• Dataset extract:

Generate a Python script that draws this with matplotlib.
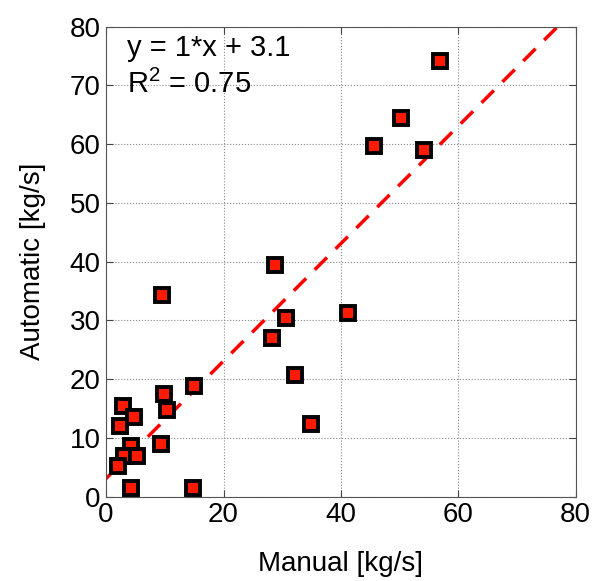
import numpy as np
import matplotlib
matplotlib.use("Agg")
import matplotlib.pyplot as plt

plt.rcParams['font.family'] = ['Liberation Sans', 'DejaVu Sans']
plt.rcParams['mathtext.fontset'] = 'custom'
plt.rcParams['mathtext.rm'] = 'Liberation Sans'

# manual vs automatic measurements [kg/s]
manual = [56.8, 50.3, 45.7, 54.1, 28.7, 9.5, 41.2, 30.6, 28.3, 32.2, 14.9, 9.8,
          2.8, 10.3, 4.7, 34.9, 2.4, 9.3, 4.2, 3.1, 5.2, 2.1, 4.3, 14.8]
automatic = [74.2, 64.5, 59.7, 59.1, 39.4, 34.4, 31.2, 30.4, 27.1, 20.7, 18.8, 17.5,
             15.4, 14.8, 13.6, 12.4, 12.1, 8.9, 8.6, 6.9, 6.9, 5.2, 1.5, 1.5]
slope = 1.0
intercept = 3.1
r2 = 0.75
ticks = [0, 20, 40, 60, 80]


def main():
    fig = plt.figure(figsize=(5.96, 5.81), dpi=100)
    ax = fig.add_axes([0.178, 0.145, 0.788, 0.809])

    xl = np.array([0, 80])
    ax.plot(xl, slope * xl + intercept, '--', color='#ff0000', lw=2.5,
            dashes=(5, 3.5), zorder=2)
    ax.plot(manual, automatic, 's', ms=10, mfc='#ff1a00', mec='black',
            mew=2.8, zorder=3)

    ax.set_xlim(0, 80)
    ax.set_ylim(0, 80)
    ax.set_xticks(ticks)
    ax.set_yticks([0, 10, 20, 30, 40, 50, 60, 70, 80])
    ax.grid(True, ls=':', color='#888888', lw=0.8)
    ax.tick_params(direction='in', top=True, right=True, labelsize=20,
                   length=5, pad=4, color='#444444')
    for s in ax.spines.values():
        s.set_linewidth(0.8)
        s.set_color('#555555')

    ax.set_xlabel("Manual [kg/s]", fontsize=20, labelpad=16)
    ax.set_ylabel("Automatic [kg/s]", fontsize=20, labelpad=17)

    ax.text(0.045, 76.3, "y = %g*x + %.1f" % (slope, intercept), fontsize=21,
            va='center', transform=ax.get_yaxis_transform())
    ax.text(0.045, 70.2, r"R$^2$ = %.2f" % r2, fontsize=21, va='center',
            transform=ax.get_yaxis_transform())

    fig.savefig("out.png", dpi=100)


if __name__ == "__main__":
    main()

• Your objective:
Reproduce the listing above exactly, excluding all pictures.

• Exercise result:
Generate a Python script that draws this with matplotlib.
import numpy as np
import matplotlib
matplotlib.use("Agg")
import matplotlib.pyplot as plt

plt.rcParams['font.family'] = ['Liberation Sans', 'DejaVu Sans']
plt.rcParams['mathtext.fontset'] = 'custom'
plt.rcParams['mathtext.rm'] = 'Liberation Sans'

# manual vs automatic measurements [kg/s]
manual = [56.8, 50.3, 45.7, 54.1, 28.7, 9.5, 41.2, 30.6, 28.3, 32.2, 14.9, 9.8,
          2.8, 10.3, 4.7, 34.9, 2.4, 9.3, 4.2, 3.1, 5.2, 2.1, 4.3, 14.8]
automatic = [74.2, 64.5, 59.7, 59.1, 39.4, 34.4, 31.2, 30.4, 27.1, 20.7, 18.8, 17.5,
             15.4, 14.8, 13.6, 12.4, 12.1, 8.9, 8.6, 6.9, 6.9, 5.2, 1.5, 1.5]
slope = 1.0
intercept = 3.1
r2 = 0.75
ticks = [0, 20, 40, 60, 80]


def main():
    fig = plt.figure(figsize=(5.96, 5.81), dpi=100)
    ax = fig.add_axes([0.178, 0.145, 0.788, 0.809])

    xl = np.array([0, 80])
    ax.plot(xl, slope * xl + intercept, '--', color='#ff0000', lw=2.5,
            dashes=(5, 3.5), zorder=2)
    ax.plot(manual, automatic, 's', ms=10, mfc='#ff1a00', mec='black',
            mew=2.8, zorder=3)

    ax.set_xlim(0, 80)
    ax.set_ylim(0, 80)
    ax.set_xticks(ticks)
    ax.set_yticks([0, 10, 20, 30, 40, 50, 60, 70, 80])
    ax.grid(True, ls=':', color='#888888', lw=0.8)
    ax.tick_params(direction='in', top=True, right=True, labelsize=20,
                   length=5, pad=4, color='#444444')
    for s in ax.spines.values():
        s.set_linewidth(0.8)
        s.set_color('#555555')

    ax.set_xlabel("Manual [kg/s]", fontsize=20, labelpad=16)
    ax.set_ylabel("Automatic [kg/s]", fontsize=20, labelpad=17)

    ax.text(0.045, 76.3, "y = %g*x + %.1f" % (slope, intercept), fontsize=21,
            va='center', transform=ax.get_yaxis_transform())
    ax.text(0.045, 70.2, r"R$^2$ = %.2f" % r2, fontsize=21, va='center',
            transform=ax.get_yaxis_transform())

    fig.savefig("out.png", dpi=100)


if __name__ == "__main__":
    main()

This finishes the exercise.